I’m at once amused and fascinated by the matter of George Washington’s overdue library books. Amused because, after all, Washington sewed seeds that changed the world. Men of his honor and caliber rarely grace the history pages. Considering the political scandals of present, it’s fun to look back on trivialities of the past.
My fascination with this story is based less on the historical facts themselves and more on the process of connecting the jigsaw puzzle. I hated history in high school (no offense, Mr. Madsen) because the work had been done for me. My grade depended on memorization and regurgitation, not investigation. I wonder how many kids who think they hate history would realize they actually love it if their teachers thought outside the textbook.
My post about Washington’s library books last week was supposed to be a simple Friday blurb about an interesting historical factoid (a great date night conversation piece!).
But the more I researched this story, the more questions arose. Not big conspiratorial questions– just curious questions about the timeline and some inconsistencies in the press reports. Some news reports had mentioned two books, others mentioned only one. Beyond this, I wished somebody had taken time to flesh the story out a little more.
I started by contacting the New York Society Library and the media office at George Washington’s Mount Vernon Estate & Gardens to ask for help. Both parties were extremely helpful, taking time to answer my questions and send me all sorts of good information. The information presented below was culled from Washington’s diary, press kits, and my interviews with NYSL and Mount Vernon staff. So, I’d like to present you what the late Paul Harvey would call “the rest of the story.”
In 1789, the U.S. government was based out of Federal Hall at Wall and Broad Streets in Lower Manhattan. Occupying the top floor of the building was the New York Society Library, which was founded in 1754. The library was a useful resource for government officials and it was frequented by the likes of Alexander Hamilton, Aaron Burr, John Jay, and sometimes the president himself.
By fall of 1789, Congress was in recess and the president was preparing to tackle the touchy issue of diplomatic affairs with Britain. In fact, he’d be meeting with Chief Justice John Jay and Treasury Secretary Alexander Hamilton about these matters on October 7. Given these circumstances, it’s no surprise that Washington would check out library material on British parliamentary dealings and international diplomacy.
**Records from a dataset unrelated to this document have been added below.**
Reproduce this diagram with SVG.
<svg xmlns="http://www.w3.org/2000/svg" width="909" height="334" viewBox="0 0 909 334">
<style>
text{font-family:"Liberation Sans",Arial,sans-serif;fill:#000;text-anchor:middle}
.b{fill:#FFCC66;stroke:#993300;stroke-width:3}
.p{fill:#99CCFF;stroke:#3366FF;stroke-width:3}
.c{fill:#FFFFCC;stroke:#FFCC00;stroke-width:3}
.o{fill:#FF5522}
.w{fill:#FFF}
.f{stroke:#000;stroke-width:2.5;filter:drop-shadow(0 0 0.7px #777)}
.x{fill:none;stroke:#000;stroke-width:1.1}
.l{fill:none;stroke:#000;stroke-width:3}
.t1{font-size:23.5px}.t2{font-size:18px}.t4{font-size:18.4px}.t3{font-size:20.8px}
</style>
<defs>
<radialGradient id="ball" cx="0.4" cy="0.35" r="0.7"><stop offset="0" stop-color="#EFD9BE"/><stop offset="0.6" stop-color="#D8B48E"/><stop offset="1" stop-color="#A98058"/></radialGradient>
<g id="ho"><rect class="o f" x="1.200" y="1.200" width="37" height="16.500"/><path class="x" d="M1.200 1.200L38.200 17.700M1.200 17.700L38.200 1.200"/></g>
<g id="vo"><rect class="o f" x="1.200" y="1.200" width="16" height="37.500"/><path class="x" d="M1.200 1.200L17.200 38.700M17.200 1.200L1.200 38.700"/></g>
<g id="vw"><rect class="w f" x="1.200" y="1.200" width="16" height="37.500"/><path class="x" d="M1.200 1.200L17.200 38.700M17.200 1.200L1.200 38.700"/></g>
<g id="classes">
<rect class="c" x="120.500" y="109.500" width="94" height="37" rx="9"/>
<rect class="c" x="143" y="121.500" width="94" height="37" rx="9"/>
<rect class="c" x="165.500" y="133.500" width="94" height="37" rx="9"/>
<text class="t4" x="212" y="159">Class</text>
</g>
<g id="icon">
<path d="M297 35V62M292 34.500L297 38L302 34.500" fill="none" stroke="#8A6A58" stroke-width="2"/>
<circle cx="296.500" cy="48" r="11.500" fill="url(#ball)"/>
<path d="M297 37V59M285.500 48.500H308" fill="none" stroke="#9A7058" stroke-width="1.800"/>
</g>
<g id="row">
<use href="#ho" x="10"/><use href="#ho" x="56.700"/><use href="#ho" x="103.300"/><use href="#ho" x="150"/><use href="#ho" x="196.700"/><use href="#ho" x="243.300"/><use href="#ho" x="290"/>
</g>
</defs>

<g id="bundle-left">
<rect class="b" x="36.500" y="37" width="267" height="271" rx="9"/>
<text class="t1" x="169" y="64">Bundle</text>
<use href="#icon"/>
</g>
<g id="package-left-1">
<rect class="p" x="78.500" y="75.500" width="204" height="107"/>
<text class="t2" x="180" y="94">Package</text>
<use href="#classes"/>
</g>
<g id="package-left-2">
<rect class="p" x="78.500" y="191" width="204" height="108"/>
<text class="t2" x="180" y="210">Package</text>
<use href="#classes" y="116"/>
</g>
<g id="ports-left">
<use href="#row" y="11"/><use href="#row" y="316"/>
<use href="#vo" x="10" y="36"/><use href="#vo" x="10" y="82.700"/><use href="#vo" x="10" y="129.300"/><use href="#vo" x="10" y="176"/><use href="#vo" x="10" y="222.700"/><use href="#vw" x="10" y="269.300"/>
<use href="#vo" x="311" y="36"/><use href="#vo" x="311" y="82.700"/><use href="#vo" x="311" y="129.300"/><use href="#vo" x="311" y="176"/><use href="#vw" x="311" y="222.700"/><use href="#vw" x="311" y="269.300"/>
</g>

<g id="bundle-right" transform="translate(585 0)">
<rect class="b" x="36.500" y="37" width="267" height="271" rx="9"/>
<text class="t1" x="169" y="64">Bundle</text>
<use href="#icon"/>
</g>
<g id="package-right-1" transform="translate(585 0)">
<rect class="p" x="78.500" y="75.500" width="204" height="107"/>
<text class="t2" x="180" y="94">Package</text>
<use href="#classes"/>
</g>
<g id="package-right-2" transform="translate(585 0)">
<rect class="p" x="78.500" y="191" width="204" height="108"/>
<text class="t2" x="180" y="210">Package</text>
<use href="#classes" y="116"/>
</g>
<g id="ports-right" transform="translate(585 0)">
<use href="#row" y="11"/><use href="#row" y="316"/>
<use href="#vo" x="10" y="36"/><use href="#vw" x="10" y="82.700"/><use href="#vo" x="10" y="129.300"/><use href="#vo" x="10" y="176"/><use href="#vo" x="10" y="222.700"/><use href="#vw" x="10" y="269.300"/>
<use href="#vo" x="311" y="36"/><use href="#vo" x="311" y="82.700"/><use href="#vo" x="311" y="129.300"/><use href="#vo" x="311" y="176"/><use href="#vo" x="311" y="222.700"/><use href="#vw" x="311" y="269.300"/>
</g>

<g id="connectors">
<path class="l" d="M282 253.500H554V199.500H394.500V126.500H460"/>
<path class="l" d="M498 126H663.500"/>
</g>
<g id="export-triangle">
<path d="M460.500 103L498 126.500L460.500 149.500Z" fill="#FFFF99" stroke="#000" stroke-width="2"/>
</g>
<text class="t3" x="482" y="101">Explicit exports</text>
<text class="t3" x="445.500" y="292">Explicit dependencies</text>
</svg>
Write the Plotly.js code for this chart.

October 5, 1789: Washington (or an aide- we don’t know) walked upstairs and checked out two books from the library: The Law of Nations by Emmerich de Vattel and Vol. 12 of the Commons Debates. The transaction is recorded in the library’s leather-bound charging ledger. In the borrower column, the librarian simply writes “President.”
October 15, 1789: Washington leaves New York for a tour of New England. Though he keeps a detailed diary, no mention of the books is made.
November 2, 1789: The books are due, but Washington is fishing for cod off of New Hampshire’s Portsmouth Harbour. Washington notes in his diary that he and his companions only caught two fish between them. Then, in true fisherman tradition, he justifies the skunking by blaming an improper tide. The library books are likely the last things on his mind. Though no official fine record exists, a pennies-per-day fine would begin accruing after this date.
April 1792: The 18 lb. ledger is filled and is filed away. It is later misplaced– likely during one of the library’s re-locations.
Dec. 14, 1799: George Washington dies at Mount Vernon. Most of his belongings, including books, are divided up among his family.
1934: NYSL staff rediscover the deteriorating ledger in the basement of the library’s fourth Manhattan location. The ledger’s pages crumble to the touch, so it is used only rarely for reference until the beginning of its restoration in 2007. NYSL staffer Sara Holliday suspects that the Washington transaction was noticed sometime after the ledger was found, as it had been discussed unofficially and anecdotally among library staff for years.
2007: NYSL begins restoring and digitizing the ledger.
2010: Restoration complete, NYSL staff check their inventory again. Washington’s books are still missing. The New York Daily news picks up on the Washington transaction and breaks the story. The fine estimate of $300,000, according to Holliday, was calculated by the Daily News, not the NYSL. She says fine policies changed over time, and that an exact total would be tough to determine. Anyway, it’s something the NYSL has no interest in tracking.
Upon hearing about the overdue books, staff at Mount Vernon search their own archives with no luck. Considering The Law of Nations the much more significant of the two books, they purchase an identical copy online for an undisclosed amount (I’m told the price reported by one outlet and echoed in several others is inaccurate).
May 19, 2010: In a ceremony at NYSL, Mount Vernon President James Rees and Librarian Joan Stahl present the replaced book. Most media reports focus only on the return of The Law of Nations, making no mention of the still missing Commons Debates.
Holliday says restoring the ledger familiarized NYSL staff with habits of their 18th Century counterparts. Patrons from the Federal government were commonly referred to by their titles, which is why the informal “President” appears next to Washington’s checkouts in the images below.
Washington is off the hook– at least for The Law of Nations. And that’s where the media called it good and skipped out. But the father of our country still has one overdue book out, and though history has certainly forgiven this oversight, it’s going to drive me nuts until somebody finds it. Maybe it’s time to book a trip back east!